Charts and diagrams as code
<<<<
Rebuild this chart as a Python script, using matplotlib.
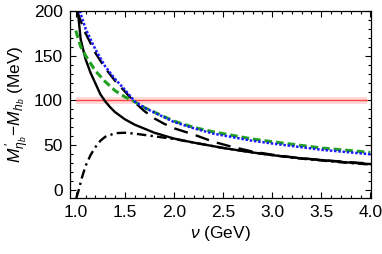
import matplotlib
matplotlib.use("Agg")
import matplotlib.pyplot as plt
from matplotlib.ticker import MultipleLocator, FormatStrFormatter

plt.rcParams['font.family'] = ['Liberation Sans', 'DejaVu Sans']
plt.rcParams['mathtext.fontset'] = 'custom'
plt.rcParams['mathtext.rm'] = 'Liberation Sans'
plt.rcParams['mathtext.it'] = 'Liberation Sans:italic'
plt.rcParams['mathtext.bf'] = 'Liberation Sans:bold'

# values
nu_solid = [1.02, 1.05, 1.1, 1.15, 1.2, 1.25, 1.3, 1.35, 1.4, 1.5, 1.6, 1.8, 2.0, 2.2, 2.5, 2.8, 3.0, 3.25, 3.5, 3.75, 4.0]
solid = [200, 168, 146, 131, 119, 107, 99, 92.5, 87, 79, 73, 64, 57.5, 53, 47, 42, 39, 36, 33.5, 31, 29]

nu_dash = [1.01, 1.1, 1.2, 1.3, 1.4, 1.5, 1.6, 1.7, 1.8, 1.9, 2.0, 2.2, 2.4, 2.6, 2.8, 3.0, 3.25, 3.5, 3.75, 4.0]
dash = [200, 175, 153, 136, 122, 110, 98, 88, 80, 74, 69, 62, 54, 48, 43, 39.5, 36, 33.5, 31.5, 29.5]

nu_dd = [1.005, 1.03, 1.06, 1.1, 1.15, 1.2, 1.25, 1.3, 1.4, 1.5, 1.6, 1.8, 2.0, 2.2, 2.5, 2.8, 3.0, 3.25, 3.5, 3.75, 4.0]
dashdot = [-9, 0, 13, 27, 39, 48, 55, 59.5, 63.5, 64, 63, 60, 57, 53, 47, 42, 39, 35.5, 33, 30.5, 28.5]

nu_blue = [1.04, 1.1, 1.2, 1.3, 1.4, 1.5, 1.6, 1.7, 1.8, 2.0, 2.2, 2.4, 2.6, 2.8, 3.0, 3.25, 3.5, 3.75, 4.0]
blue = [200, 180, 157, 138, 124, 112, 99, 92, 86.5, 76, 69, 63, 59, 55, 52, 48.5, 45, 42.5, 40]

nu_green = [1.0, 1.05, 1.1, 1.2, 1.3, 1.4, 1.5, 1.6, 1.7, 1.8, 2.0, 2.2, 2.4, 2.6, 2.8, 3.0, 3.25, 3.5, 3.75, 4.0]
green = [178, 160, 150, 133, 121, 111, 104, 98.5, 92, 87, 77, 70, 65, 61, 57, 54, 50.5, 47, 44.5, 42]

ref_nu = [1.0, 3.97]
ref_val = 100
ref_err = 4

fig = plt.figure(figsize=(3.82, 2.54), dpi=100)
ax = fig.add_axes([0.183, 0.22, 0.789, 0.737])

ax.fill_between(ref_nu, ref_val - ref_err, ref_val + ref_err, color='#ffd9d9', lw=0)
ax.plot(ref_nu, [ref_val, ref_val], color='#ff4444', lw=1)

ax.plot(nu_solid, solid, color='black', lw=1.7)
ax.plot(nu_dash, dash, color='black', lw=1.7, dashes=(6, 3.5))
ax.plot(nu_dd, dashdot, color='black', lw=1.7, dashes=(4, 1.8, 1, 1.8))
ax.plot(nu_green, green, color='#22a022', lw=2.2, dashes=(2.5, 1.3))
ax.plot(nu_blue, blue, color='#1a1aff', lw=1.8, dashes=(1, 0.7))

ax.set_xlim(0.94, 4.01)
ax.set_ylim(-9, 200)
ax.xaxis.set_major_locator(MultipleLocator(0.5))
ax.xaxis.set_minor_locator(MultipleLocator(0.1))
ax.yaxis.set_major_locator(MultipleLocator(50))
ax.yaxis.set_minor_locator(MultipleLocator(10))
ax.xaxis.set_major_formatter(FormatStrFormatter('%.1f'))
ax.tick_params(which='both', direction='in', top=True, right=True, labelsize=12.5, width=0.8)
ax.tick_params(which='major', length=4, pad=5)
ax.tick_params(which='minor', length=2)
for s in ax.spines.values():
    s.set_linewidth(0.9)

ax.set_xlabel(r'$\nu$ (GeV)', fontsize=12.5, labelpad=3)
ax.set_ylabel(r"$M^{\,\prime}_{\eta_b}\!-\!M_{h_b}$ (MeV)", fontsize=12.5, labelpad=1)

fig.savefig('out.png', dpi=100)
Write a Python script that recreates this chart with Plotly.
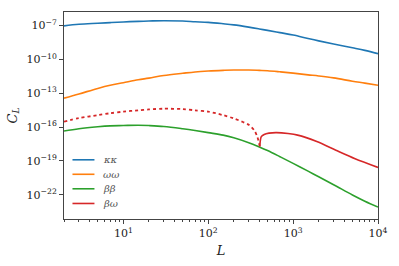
>>>>
## Given exercise
Give again, word for word, every line from the top of the data through the line with "ax.plot(ref_nu, [ref_val, ref_val], color='#ff4444', lw=1)", both ends included, and exclude the pictures.

## Task solution
Rebuild this chart as a Python script, using matplotlib.
import matplotlib
matplotlib.use("Agg")
import matplotlib.pyplot as plt
from matplotlib.ticker import MultipleLocator, FormatStrFormatter

plt.rcParams['font.family'] = ['Liberation Sans', 'DejaVu Sans']
plt.rcParams['mathtext.fontset'] = 'custom'
plt.rcParams['mathtext.rm'] = 'Liberation Sans'
plt.rcParams['mathtext.it'] = 'Liberation Sans:italic'
plt.rcParams['mathtext.bf'] = 'Liberation Sans:bold'

# values
nu_solid = [1.02, 1.05, 1.1, 1.15, 1.2, 1.25, 1.3, 1.35, 1.4, 1.5, 1.6, 1.8, 2.0, 2.2, 2.5, 2.8, 3.0, 3.25, 3.5, 3.75, 4.0]
solid = [200, 168, 146, 131, 119, 107, 99, 92.5, 87, 79, 73, 64, 57.5, 53, 47, 42, 39, 36, 33.5, 31, 29]

nu_dash = [1.01, 1.1, 1.2, 1.3, 1.4, 1.5, 1.6, 1.7, 1.8, 1.9, 2.0, 2.2, 2.4, 2.6, 2.8, 3.0, 3.25, 3.5, 3.75, 4.0]
dash = [200, 175, 153, 136, 122, 110, 98, 88, 80, 74, 69, 62, 54, 48, 43, 39.5, 36, 33.5, 31.5, 29.5]

nu_dd = [1.005, 1.03, 1.06, 1.1, 1.15, 1.2, 1.25, 1.3, 1.4, 1.5, 1.6, 1.8, 2.0, 2.2, 2.5, 2.8, 3.0, 3.25, 3.5, 3.75, 4.0]
dashdot = [-9, 0, 13, 27, 39, 48, 55, 59.5, 63.5, 64, 63, 60, 57, 53, 47, 42, 39, 35.5, 33, 30.5, 28.5]

nu_blue = [1.04, 1.1, 1.2, 1.3, 1.4, 1.5, 1.6, 1.7, 1.8, 2.0, 2.2, 2.4, 2.6, 2.8, 3.0, 3.25, 3.5, 3.75, 4.0]
blue = [200, 180, 157, 138, 124, 112, 99, 92, 86.5, 76, 69, 63, 59, 55, 52, 48.5, 45, 42.5, 40]

nu_green = [1.0, 1.05, 1.1, 1.2, 1.3, 1.4, 1.5, 1.6, 1.7, 1.8, 2.0, 2.2, 2.4, 2.6, 2.8, 3.0, 3.25, 3.5, 3.75, 4.0]
green = [178, 160, 150, 133, 121, 111, 104, 98.5, 92, 87, 77, 70, 65, 61, 57, 54, 50.5, 47, 44.5, 42]

ref_nu = [1.0, 3.97]
ref_val = 100
ref_err = 4

fig = plt.figure(figsize=(3.82, 2.54), dpi=100)
ax = fig.add_axes([0.183, 0.22, 0.789, 0.737])

ax.fill_between(ref_nu, ref_val - ref_err, ref_val + ref_err, color='#ffd9d9', lw=0)
ax.plot(ref_nu, [ref_val, ref_val], color='#ff4444', lw=1)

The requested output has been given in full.